The organization of the paper is as follows. Section 2 discusses related work. Section 3 presents a brief overview of the DE and the new features included in the proposal to improve the search. The Spark implementation of the proposed enhanced parallel DE is described in Sect. 4. Section 5 assesses the performance of the proposal. Finally, Sect. 6 concludes the paper.

2 Related work

This section covers different approaches that follow any of the strategies explored in this work. First, we list different works that contribute to improve the performance of the classic DE algorithm either by means of modifications to enhance the original algorithm, or through parallel implementations of the DE. Note that the number of researches in this field is significant, thus, here we focus on those that relate more closely to the enhancements included in our proposal. Then, we briefly describe the few cloud-based proposals, focal point of this work, existing in the literature.

Many researches have tried to improve DE by proposing modifications to enhance the original algorithm. Interesting reviews can be found in [9, 10]. In several cases, the original DE algorithm was improved with additional algorithmic components exploiting certain aspects of a given class of problems. In [45] a modified DE approach is proposed to improve the search performance by using generation-varying control parameters to prevent premature convergence to local minima. A hybrid algorithm using DE as an evolutionary framework and a crossover-based local search was proposed in [25, 26]. A DE with Scale Factor Local Search was introduced in [24, 40] for self-adaptive DE schemes. The use of a tabu list in the DE has also been applied in recent works [18, 30, 32].

On the other hand, several studies have considered parallel versions of DE, most of them focused on traditional parallel programming interfaces and infrastructures. We focus here on those approaches following an island-based model. A parallel synchronous approach was proposed in [36]. It is based on the distribution of the population data among different processors which communicate through data migrations and are managed by a central processor. Being implemented with synchronous communications, this proposal leads to low speedup results. A simple approach was also proposed in [27], consisting also of a master-slave architecture with several independent processes, which communicate through the filesystem.

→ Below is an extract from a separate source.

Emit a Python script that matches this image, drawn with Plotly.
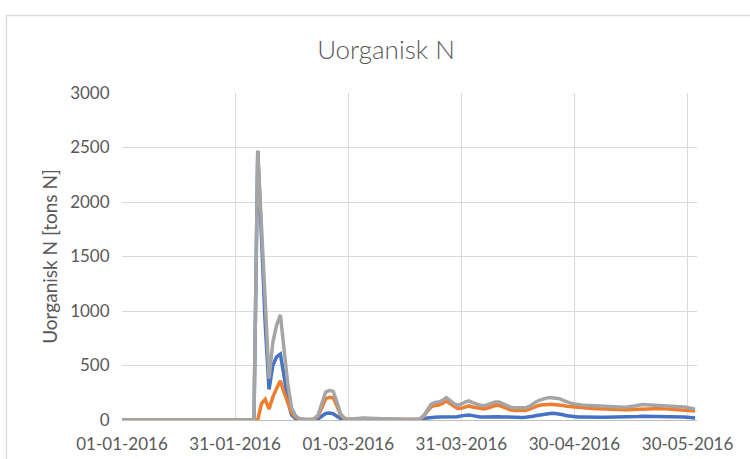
import pandas as pd
import plotly.graph_objects as go

# Daily values, 1 Jan 2016 - 1 Jun 2016 (tons N)
blue_vals = [
    0, 0, 0, 0, 0, 0, 0, 0, 0, 0,
    0, 0, 0, 0, 0, 0, 0, 0, 0, 0,
    0, 0, 0, 0, 0, 0, 0, 0, 0, 0,
    0, 0, 0, 0, 0, 0,
    2470, 1570, 870, 280, 500, 580, 605, 400, 170, 45,
    12, 4, 2, 1, 1, 3, 10, 38, 60, 63,
    58, 35, 12, 4,
    2, 2, 3, 3, 4, 3, 3, 3, 2, 2, 2, 2, 2, 1, 1, 1, 1, 1, 1,
    2, 8, 18, 25, 26, 28, 28, 30, 28, 26,
    30, 38, 45, 46, 40, 32, 28, 28, 30, 32,
    32, 30, 28, 26, 25, 24, 24, 24, 25, 28,
    35, 42, 48, 55, 60, 61, 60, 56, 48, 38,
    32, 30, 28, 27, 25, 25, 25, 25, 25, 25,
    25, 25, 25, 25, 25, 25, 26, 30, 33, 35,
    35, 34, 34, 34, 33, 33, 33, 32, 32, 30,
    27, 25, 22, 18,
]

orange_vals = [
    0, 0, 0, 0, 0, 0, 0, 0, 0, 0,
    0, 0, 0, 0, 0, 0, 0, 0, 0, 0,
    0, 0, 0, 0, 0, 0, 0, 0, 0, 0,
    0, 0, 0, 0, 0, 0,
    0, 150, 190, 100, 210, 290, 360, 250, 150, 65,
    28, 11, 6, 4, 4, 9, 35, 112, 195, 209,
    204, 130, 43, 14,
    6, 8, 11, 13, 14, 14, 12, 11, 10, 8, 7, 6, 5, 5, 5, 4, 4, 4, 5,
    8, 32, 82, 120, 134, 137, 152, 175, 152, 124,
    105, 107, 120, 129, 120, 113, 107, 102, 110, 123,
    133, 135, 122, 104, 93, 88, 86, 86, 87, 97,
    115, 128, 137, 140, 145, 144, 140, 139, 132, 127,
    123, 118, 112, 111, 110, 108, 105, 103, 100, 97,
    95, 94, 93, 93, 93, 95, 96, 98, 102, 107,
    105, 104, 104, 104, 105, 102, 99, 96, 93, 92,
    93, 90, 86, 82,
]

gray_vals = [
    0, 0, 0, 0, 0, 0, 0, 0, 0, 0,
    0, 0, 0, 0, 0, 0, 0, 0, 0, 0,
    0, 0, 0, 0, 0, 0, 0, 0, 0, 0,
    0, 0, 0, 0, 0, 0,
    2470, 1720, 1060, 380, 710, 870, 965, 650, 320, 110,
    40, 15, 8, 5, 5, 12, 45, 150, 255, 272,
    262, 165, 55, 18,
    8, 10, 14, 16, 18, 17, 15, 14, 12, 10, 9, 8, 7, 6, 6, 5, 5, 5, 6,
    10, 40, 100, 145, 160, 165, 180, 205, 180, 150,
    135, 145, 165, 175, 160, 145, 135, 130, 140, 155,
    165, 165, 150, 130, 118, 112, 110, 110, 112, 125,
    150, 170, 185, 195, 205, 205, 200, 195, 180, 165,
    155, 148, 140, 138, 135, 133, 130, 128, 125, 122,
    120, 119, 118, 118, 118, 120, 122, 128, 135, 142,
    140, 138, 138, 138, 138, 135, 132, 128, 125, 122,
    120, 115, 108, 100,
]

dates = pd.date_range("2016-01-01", periods=len(gray_vals), freq="D")

series = [
    ("Serie 1", blue_vals, "#4472C4"),
    ("Serie 2", orange_vals, "#ED7D31"),
    ("Serie 3", gray_vals, "#A5A5A5"),
]

fig = go.Figure()
for name, vals, color in series:
    fig.add_trace(go.Scatter(
        x=dates, y=vals, name=name, mode="lines",
        line=dict(color=color, width=3.5),
    ))

W, H = 750, 459
L, R, T, B = 122, 697, 93, 420   # plot area in pixels

grid = "#D9D9D9"
txt = "#595959"
font = "Lato, 'Open Sans', sans-serif"

fig.update_layout(
    width=W, height=H,
    margin=dict(l=L, r=W - R, t=T, b=H - B),
    paper_bgcolor="white", plot_bgcolor="white",
    showlegend=False,
    font=dict(family=font, color=txt, size=17),
    title=dict(
        text="Uorganisk N", x=386 / W, y=1 - 50 / H,
        xref="container", yref="container",
        xanchor="center", yanchor="middle",
        font=dict(size=26, color=txt, family=font, weight=300),
    ),
    xaxis=dict(
        type="date",
        range=["2016-01-01", "2016-06-01 12:00"],
        tick0="2016-01-01", dtick=30 * 86400000,
        tickformat="%d-%m-%Y",
        showgrid=True, gridcolor=grid, gridwidth=1.3,
        showline=True, linecolor="#BFBFBF", linewidth=1.3,
        ticks="outside", ticklen=8, tickcolor="rgba(0,0,0,0)",
        zeroline=False, automargin=False,
        tickfont=dict(size=17, color=txt),
    ),
    yaxis=dict(
        range=[0, 3000], dtick=500,
        showgrid=True, gridcolor=grid, gridwidth=1.3,
        zeroline=False, showline=False,
        ticks="outside", ticklen=8, tickcolor="rgba(0,0,0,0)",
        tickfont=dict(size=17, color=txt), automargin=False,
        title=dict(text="Uorganisk N [tons N]", standoff=7,
                   font=dict(size=19, color=txt)),
    ),
)

# chart-area border
fig.add_shape(
    type="rect", xref="paper", yref="paper",
    x0=(6.5 - L) / (R - L), x1=(770 - L) / (R - L),
    y0=(B - 480) / (B - T), y1=(B - 15.5) / (B - T),
    line=dict(color="#D9D9D9", width=1.3), fillcolor="rgba(0,0,0,0)",
    layer="below",
)

fig.write_html("out.html")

A more recent distributed DE implementation was presented in [3] exploiting an island-model with asynchronous communications.

Several other works studied improvements to island-model schemes. In  [29], a complete study about the impact on the performance of different communication topologies between the islands was presented. Several studies suggest that randomization of the control parameters can be a propitious mechanism for enhancing the DE performance [6]. Different randomization schemes have been proposed to develop self-adaptive DE frameworks and investigate the effect of changing control parameters in distributed DE [44, 47]. Two mechanisms to avoid the loss of diversity when the size of the population is small are described in [43]. The first one was based on shuffling: the individuals from a specific subpopulation were randomly reorganized. The second one, an update mechanism, changed and adapted scaling factors for each subpopulation. The results indicate that these techniques obtain a very significant performance when the dimensionality of the functions grow.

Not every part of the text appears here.